» **DATA SEGMENT**:
--- Start ---
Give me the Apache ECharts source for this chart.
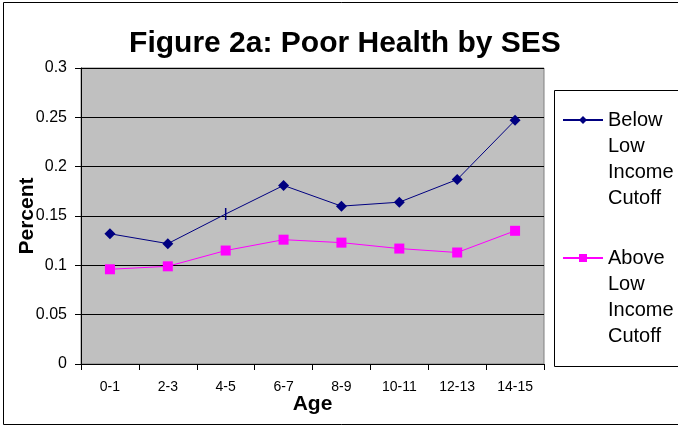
<!DOCTYPE html>
<html>
<head>
<meta charset="utf-8">
<script src="https://cdn.jsdelivr.net/npm/echarts@6/dist/echarts.min.js"></script>
<style>
  html, body { margin: 0; padding: 0; background: #fff; }
  #chart { width: 678px; height: 426px; }
</style>
</head>
<body>
<div id="chart"></div>
<script>
// age groups
const ages = ["0-1", "2-3", "4-5", "6-7", "8-9", "10-11", "12-13", "14-15"];
// share reporting poor health
const belowCutoff = [0.132, 0.122, 0.152, 0.181, 0.160, 0.164, 0.187, 0.247];
const aboveCutoff = [0.096, 0.099, 0.115, 0.126, 0.123, 0.117, 0.113, 0.135];
const yTicks = [0, 0.05, 0.1, 0.15, 0.2, 0.25, 0.3];

const belowName = "Below\nLow\nIncome\nCutoff";
const aboveName = "Above\nLow\nIncome\nCutoff";
const font = "Liberation Sans, Arial, sans-serif";

const chart = echarts.init(document.getElementById("chart"));

// legend text is 4 lines; 3 blank lines in front keep the marker on the first one
const legendText = {
    fontFamily: font,
    fontSize: 20,
    color: "#000",
    lineHeight: 26,
};
const legendBase = {
    orient: "vertical",
    left: 562,
    padding: 0,
    itemWidth: 40,
    itemHeight: 10,
    itemGap: 5,
    formatter: (name) => "\n\n\n" + name,
    textStyle: legendText,
};

const option = {
    animation: false,
    backgroundColor: "#fff",
    title: {
        text: "Figure 2a: Poor Health by SES",
        left: 340,
        textAlign: "center",
        top: 24,
        textStyle: { fontFamily: font, fontSize: 30, fontWeight: "bold", color: "#000" },
    },
    grid: {
        left: 81, top: 68, right: 134, bottom: 62,
        outerBoundsMode: "none",
        containLabel: false,
        show: true, backgroundColor: "#c0c0c0", borderColor: "#808080", borderWidth: 1,
    },
    legend: [
        Object.assign({}, legendBase, { data: [belowName], top: 29 }),
        Object.assign({}, legendBase, { data: [aboveName], top: 167 }),
    ],
    xAxis: {
        type: "category",
        data: ages,
        boundaryGap: true,
        name: "Age",
        nameLocation: "middle",
        nameGap: 30,
        nameMoveOverlap: false,
        nameTextStyle: { fontFamily: font, fontSize: 21, fontWeight: "bold", color: "#000" },
        axisLine: { lineStyle: { color: "#000", width: 1 } },
        axisTick: { show: true, length: 6, alignWithLabel: false, lineStyle: { color: "#000" } },
        axisLabel: { fontFamily: font, fontSize: 14, color: "#000", margin: 16 },
        splitLine: { show: false },
    },
    yAxis: {
        type: "value",
        min: yTicks[0],
        max: yTicks[yTicks.length - 1],
        interval: 0.05,
        name: "Percent",
        nameLocation: "middle",
        nameGap: 43,
        nameMoveOverlap: false,
        nameTextStyle: { fontFamily: font, fontSize: 21, fontWeight: "bold", color: "#000" },
        axisLine: { show: true, lineStyle: { color: "#000", width: 1 } },
        axisTick: { show: true, length: 6, lineStyle: { color: "#000" } },
        axisLabel: { fontFamily: font, fontSize: 16, color: "#000", margin: 14 },
        splitLine: { show: true, lineStyle: { color: "#000", width: 1 } },
    },
    series: [
        {
            name: belowName,
            type: "line",
            data: belowCutoff.map((v, i) =>
                // the 4-5 point shows only a small tick in the original
                i === 2 ? { value: v, symbol: "rect", symbolSize: [1.5, 12] } : v
            ),
            symbol: "diamond",
            symbolSize: 11,
            showAllSymbol: true,
            color: "#000080",
            lineStyle: { color: "#000080", width: 1 },
            itemStyle: { color: "#000080" },
        },
        {
            name: aboveName,
            type: "line",
            data: aboveCutoff,
            symbol: "rect",
            symbolSize: 10,
            showAllSymbol: true,
            color: "#ff00ff",
            lineStyle: { color: "#ff00ff", width: 1 },
            itemStyle: { color: "#ff00ff" },
        },
    ],
    graphic: [
        // outer chart border (right side runs off the page)
        {
            type: "rect",
            shape: { x: 3.5, y: 2.5, width: 720, height: 422 },
            style: { fill: "none", stroke: "#000", lineWidth: 1 },
            silent: true,
        },
        // legend box
        {
            type: "rect",
            shape: { x: 554.5, y: 90.5, width: 200, height: 276 },
            style: { fill: "none", stroke: "#000", lineWidth: 1 },
            silent: true,
        },
    ],
};

chart.setOption(option);
</script>
</body>
</html>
--- End ---
» **WRITTEN REQUEST**:
Repeat the material above in full and exactly, omitting the pictures.

» **TASK SOLUTION**:
Give me the Apache ECharts source for this chart.
<!DOCTYPE html>
<html>
<head>
<meta charset="utf-8">
<script src="https://cdn.jsdelivr.net/npm/echarts@6/dist/echarts.min.js"></script>
<style>
  html, body { margin: 0; padding: 0; background: #fff; }
  #chart { width: 678px; height: 426px; }
</style>
</head>
<body>
<div id="chart"></div>
<script>
// age groups
const ages = ["0-1", "2-3", "4-5", "6-7", "8-9", "10-11", "12-13", "14-15"];
// share reporting poor health
const belowCutoff = [0.132, 0.122, 0.152, 0.181, 0.160, 0.164, 0.187, 0.247];
const aboveCutoff = [0.096, 0.099, 0.115, 0.126, 0.123, 0.117, 0.113, 0.135];
const yTicks = [0, 0.05, 0.1, 0.15, 0.2, 0.25, 0.3];

const belowName = "Below\nLow\nIncome\nCutoff";
const aboveName = "Above\nLow\nIncome\nCutoff";
const font = "Liberation Sans, Arial, sans-serif";

const chart = echarts.init(document.getElementById("chart"));

// legend text is 4 lines; 3 blank lines in front keep the marker on the first one
const legendText = {
    fontFamily: font,
    fontSize: 20,
    color: "#000",
    lineHeight: 26,
};
const legendBase = {
    orient: "vertical",
    left: 562,
    padding: 0,
    itemWidth: 40,
    itemHeight: 10,
    itemGap: 5,
    formatter: (name) => "\n\n\n" + name,
    textStyle: legendText,
};

const option = {
    animation: false,
    backgroundColor: "#fff",
    title: {
        text: "Figure 2a: Poor Health by SES",
        left: 340,
        textAlign: "center",
        top: 24,
        textStyle: { fontFamily: font, fontSize: 30, fontWeight: "bold", color: "#000" },
    },
    grid: {
        left: 81, top: 68, right: 134, bottom: 62,
        outerBoundsMode: "none",
        containLabel: false,
        show: true, backgroundColor: "#c0c0c0", borderColor: "#808080", borderWidth: 1,
    },
    legend: [
        Object.assign({}, legendBase, { data: [belowName], top: 29 }),
        Object.assign({}, legendBase, { data: [aboveName], top: 167 }),
    ],
    xAxis: {
        type: "category",
        data: ages,
        boundaryGap: true,
        name: "Age",
        nameLocation: "middle",
        nameGap: 30,
        nameMoveOverlap: false,
        nameTextStyle: { fontFamily: font, fontSize: 21, fontWeight: "bold", color: "#000" },
        axisLine: { lineStyle: { color: "#000", width: 1 } },
        axisTick: { show: true, length: 6, alignWithLabel: false, lineStyle: { color: "#000" } },
        axisLabel: { fontFamily: font, fontSize: 14, color: "#000", margin: 16 },
        splitLine: { show: false },
    },
    yAxis: {
        type: "value",
        min: yTicks[0],
        max: yTicks[yTicks.length - 1],
        interval: 0.05,
        name: "Percent",
        nameLocation: "middle",
        nameGap: 43,
        nameMoveOverlap: false,
        nameTextStyle: { fontFamily: font, fontSize: 21, fontWeight: "bold", color: "#000" },
        axisLine: { show: true, lineStyle: { color: "#000", width: 1 } },
        axisTick: { show: true, length: 6, lineStyle: { color: "#000" } },
        axisLabel: { fontFamily: font, fontSize: 16, color: "#000", margin: 14 },
        splitLine: { show: true, lineStyle: { color: "#000", width: 1 } },
    },
    series: [
        {
            name: belowName,
            type: "line",
            data: belowCutoff.map((v, i) =>
                // the 4-5 point shows only a small tick in the original
                i === 2 ? { value: v, symbol: "rect", symbolSize: [1.5, 12] } : v
            ),
            symbol: "diamond",
            symbolSize: 11,
            showAllSymbol: true,
            color: "#000080",
            lineStyle: { color: "#000080", width: 1 },
            itemStyle: { color: "#000080" },
        },
        {
            name: aboveName,
            type: "line",
            data: aboveCutoff,
            symbol: "rect",
            symbolSize: 10,
            showAllSymbol: true,
            color: "#ff00ff",
            lineStyle: { color: "#ff00ff", width: 1 },
            itemStyle: { color: "#ff00ff" },
        },
    ],
    graphic: [
        // outer chart border (right side runs off the page)
        {
            type: "rect",
            shape: { x: 3.5, y: 2.5, width: 720, height: 422 },
            style: { fill: "none", stroke: "#000", lineWidth: 1 },
            silent: true,
        },
        // legend box
        {
            type: "rect",
            shape: { x: 554.5, y: 90.5, width: 200, height: 276 },
            style: { fill: "none", stroke: "#000", lineWidth: 1 },
            silent: true,
        },
    ],
};

chart.setOption(option);
</script>
</body>
</html>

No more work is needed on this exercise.